I had made tentative plans to piggyback a visit to ESP onto a trip I was supposed to make to that area on Saturday, but then I saw mention on the website that children under seven are not allowed into the facility. I tried pulling the few short strings that I have, but no luck. They won’t let me in if I have the kid with me. It’s a city of Philadelphia rule, supposedly. Can the government really deny admission to a public facility because of a person’s age? If I want my Cardiff fix I guess I’ll have to remain satisfied with a Cardiff-led walk through Central Park.

It’s probably for the better anyway that I’m not going to ESP because now I come to find out that this Saturday is the day for their annual Bastille Day celebration.

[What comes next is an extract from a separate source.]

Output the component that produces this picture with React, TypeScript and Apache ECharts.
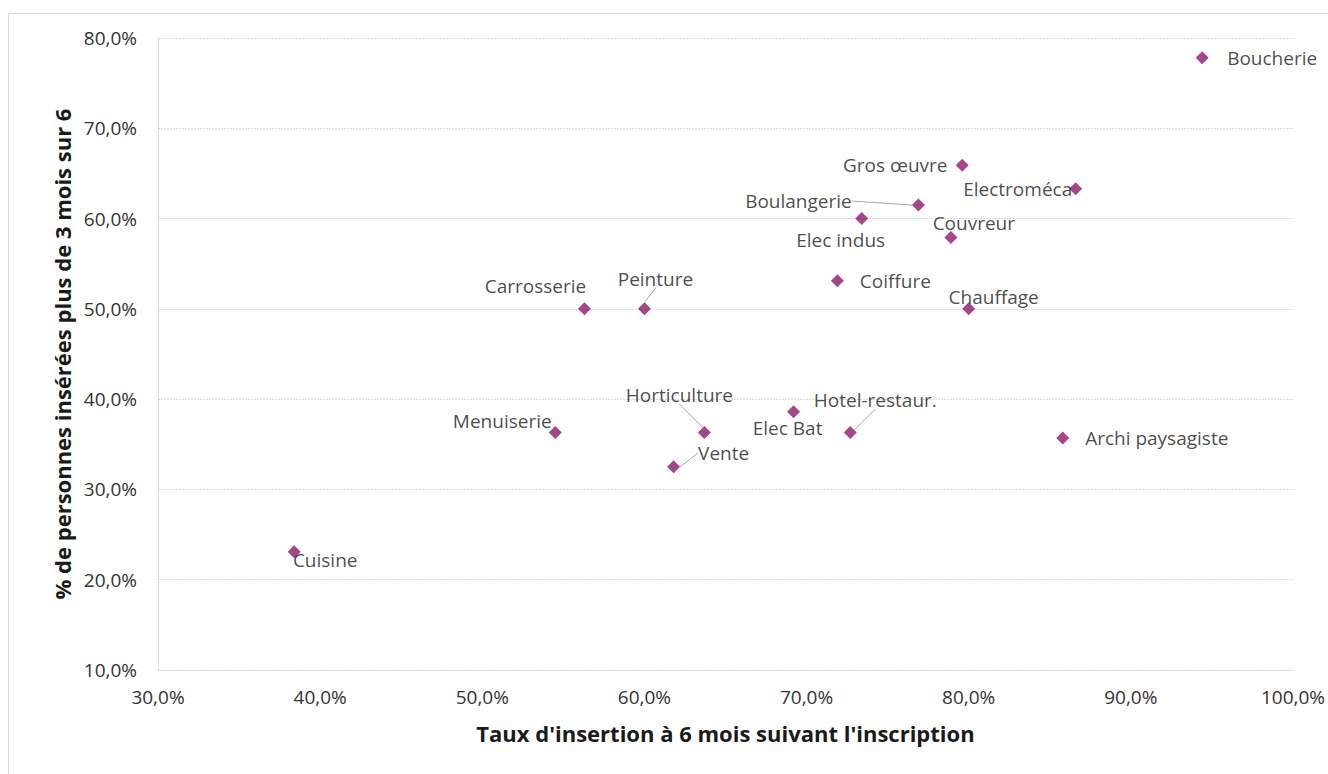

This year’s event will culminate on Saturday, July 16th at 5:30 PM when dozens of French revolutionaries, armed with muskets and cannon, and singing “La Marseilles,” storm the grim walls of “the Bastille” (Eastern State Penitentiary) and drag Marie Antoinette to a real, functioning guillotine, built for the occasion.
I’ve heard that in past years Marie Antoinette has thrown Twinkies to the crowd from her position on the parapet prior to the storming of the walls. Let them eat cake, indeed. No mention is made, though, of whether or not the crowd gets to parade her head around on a pike after she visits the guillotine.